The starkness of children’s lives in the refugee camps was acknowledged – it’s been a way of life for over 60 years; it’s regrettable and for the moment inevitable. Despite this, the participants kept up an encouraging level of positivity throughout the workshops. I honestly thought I’d lose interest in facilitating the same thing five times in 11 days, but the workshops remained fresh and I tried to learn from my mistakes and improve from one workshop to the next. Now I sit content and assured that, for the most part, the toolkit was accepted by those trained and its future in UNRWA looks promising. When addressing an issue as potentially explosive as human rights for refugees whose rights are not fully enjoyed, I’m grateful for the delicate work undertaken by UNRWA staff in the past to encourage the acceptance of human rights education among reluctant teachers, angry or uninformed parents with staunch views, and a host of political parties that easily dismiss the notion of rights.
Of course not everyone was convinced. There was one participant in nearly every workshop who dismissed the toolkit by saying it was nothing new. Another participant told me much the same thing and added that “Perhaps there are human rights violations in countries like America, but we don’t have such things in my community.” Citing a specific example of rights violations, he went on to say that there was plenty of domestic violence in the US, but such was not the case where he lived. “I’ve never seen any.”

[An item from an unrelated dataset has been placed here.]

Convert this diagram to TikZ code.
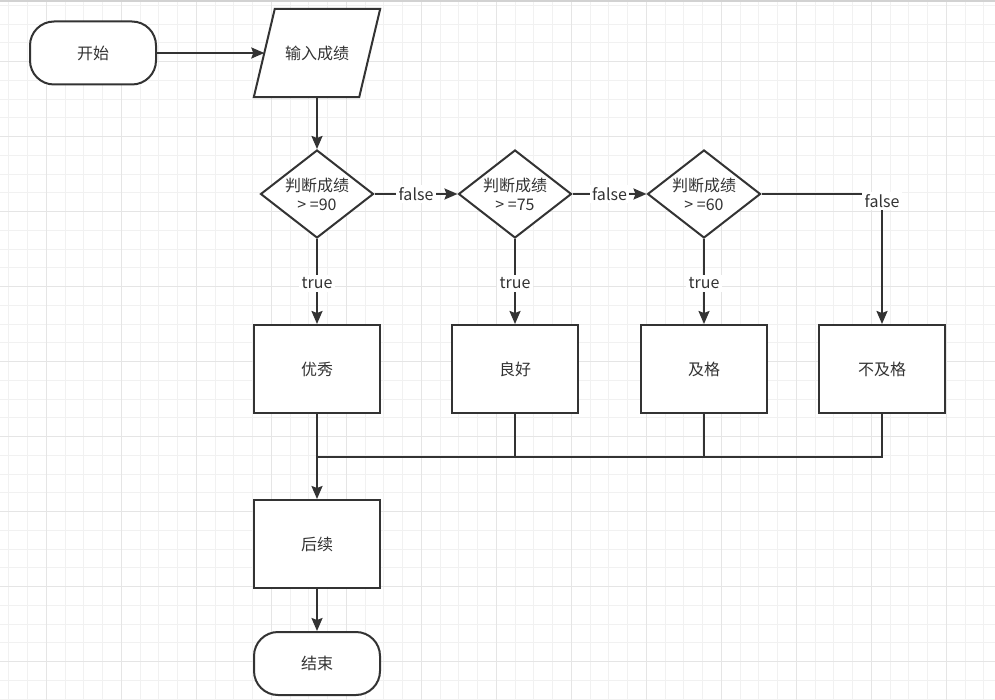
\documentclass[tikz,border=0pt]{standalone}
\usepackage{fontspec}
\setmainfont{Noto Sans CJK SC}
\usetikzlibrary{arrows.meta,shapes.geometric}
\newcommand{\GS}{18.75}
\newcommand{\GX}{8.8}
\newcommand{\GY}{5.45}
\newcommand{\SL}{10.5}
\definecolor{fcline}{HTML}{333333}
\definecolor{fcgrid}{HTML}{F1F1F1}
\definecolor{fcgridmaj}{HTML}{E5E5E5}
\definecolor{fctop}{HTML}{D2D2D2}

\begin{document}
\begin{tikzpicture}[
    x=1pt, y=-1pt,
    >={Stealth[length=13pt, width=11pt, inset=2pt]},
    font=\fontsize{16}{19}\selectfont,
    flow/.style={draw=fcline, line width=2pt},
    term/.style={rectangle, rounded corners=24pt, draw=fcline, fill=white, text=fcline, line width=2pt, minimum width=126pt, minimum height=63pt},
    io/.style={rectangle, text=fcline, minimum width=105pt, minimum height=88pt},
    dec/.style={diamond, aspect=1.28, draw=fcline, fill=white, text=fcline, line width=2pt, minimum width=113pt, minimum height=88pt, inner sep=0pt, align=center},
    proc/.style={rectangle, draw=fcline, fill=white, text=fcline, line width=2pt, minimum width=126pt, minimum height=88pt},
    lbl/.style={fill=white, text=fcline, inner sep=2.5pt},
  ]

  %% canvas and grid paper
  \fill[white] (0,0) rectangle (995,700);
  \useasboundingbox (0,0) rectangle (995,700);
  \foreach \i in {0,...,52} { \draw[fcgrid, line width=1pt] ({\GX+\i*\GS},0) -- ({\GX+\i*\GS},700); }
  \foreach \j in {0,...,37} { \draw[fcgrid, line width=1pt] (0,{\GY+\j*\GS}) -- (995,{\GY+\j*\GS}); }
  \foreach \i in {0,...,12} { \draw[fcgridmaj, line width=1pt] ({46.3+\i*75},0) -- ({46.3+\i*75},700); }
  \foreach \j in {0,...,8} { \draw[fcgridmaj, line width=1pt] (0,{61.7+\j*75}) -- (995,{61.7+\j*75}); }
  \draw[fctop, line width=1.5pt] (0,1) -- (995,1);

  %% start and input
  \node[term] (start) at (93,53) {开始};
  \node[io] (input) at (317,53) {};
  % slanted outline round the input node
  \filldraw[flow, fill=white] ([xshift=-\SL pt]input.south west) -- ([xshift=\SL pt]input.north west)
    -- ([xshift=\SL pt]input.north east) -- ([xshift=-\SL pt]input.south east) -- cycle;
  \node[text=fcline] at (input) {输入成绩};

  %% one column per grade: test and result
  \foreach \i/\xx/\lim/\res in {1/317/90/优秀, 2/515/75/良好, 3/704/60/及格} {
    \node[dec] (d\i) at (\xx,194) {判断成绩\\> =\lim};
    \node[proc] (b\i) at (\xx,369) {\res};
  }
  \node[proc] (b4) at (882,369) {不及格};

  \node[proc] (next) at (317,544) {后续};
  \node[term] (stop) at (317,663.5) {结束};

  %% connectors
  \draw[flow, ->] (start) -- (input);
  \draw[flow, ->] (input) -- (d1);
  \foreach \i/\j in {1/2, 2/3} { \draw[flow, ->] (d\i) -- node[lbl] {false} (d\j); }
  \foreach \i in {1,2,3} { \draw[flow, ->] (d\i) -- node[lbl, yshift=-2pt] {true} (b\i); }
  \draw[flow, ->] (d3) -| node[lbl, pos=0.5, yshift=-7pt] {false} (b4);

  % results meet on one line above the next step
  \coordinate (join) at (317,457);
  \foreach \i in {2,3,4} { \draw[flow] (b\i.south) |- (join); }
  \draw[flow, ->] (b1) -- (next);
  \draw[flow, ->] (next) -- (stop);

\end{tikzpicture}
\end{document}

I quelled my initial reaction to dismiss his assertions and prepared myself to belt out a polemic that would put him in his place, but I kept my mouth shut and saw through the corner of my eye a growing number of hands raised throughout the room. The indignant stares of other participants – both women and men – were all I needed to rest assured that my thoughts would be reflected in their words. And indeed they were. As one woman said, echoing my earlier words, “You don’t have to teach about human rights only when your rights are violated. Everyone needs to learn about human rights.” Besides, another participant noted, there is domestic violence everywhere, only it isn’t always talked about. Their reactions were a relief to me, but his comments were a sad reminder that, even among those who are charged with the responsibility to educate children about tolerance, equality, and dignity, there’s still a lot of educating that needs to take place. But nothing’s going to stop the spread of a “culture of human rights” – it’s alive and well where Palestine refugees live, and it’s time for for the rest of the world to know about it.
The guys have left the bar, my beer glass is empty and this techno music sucks. Time for bed.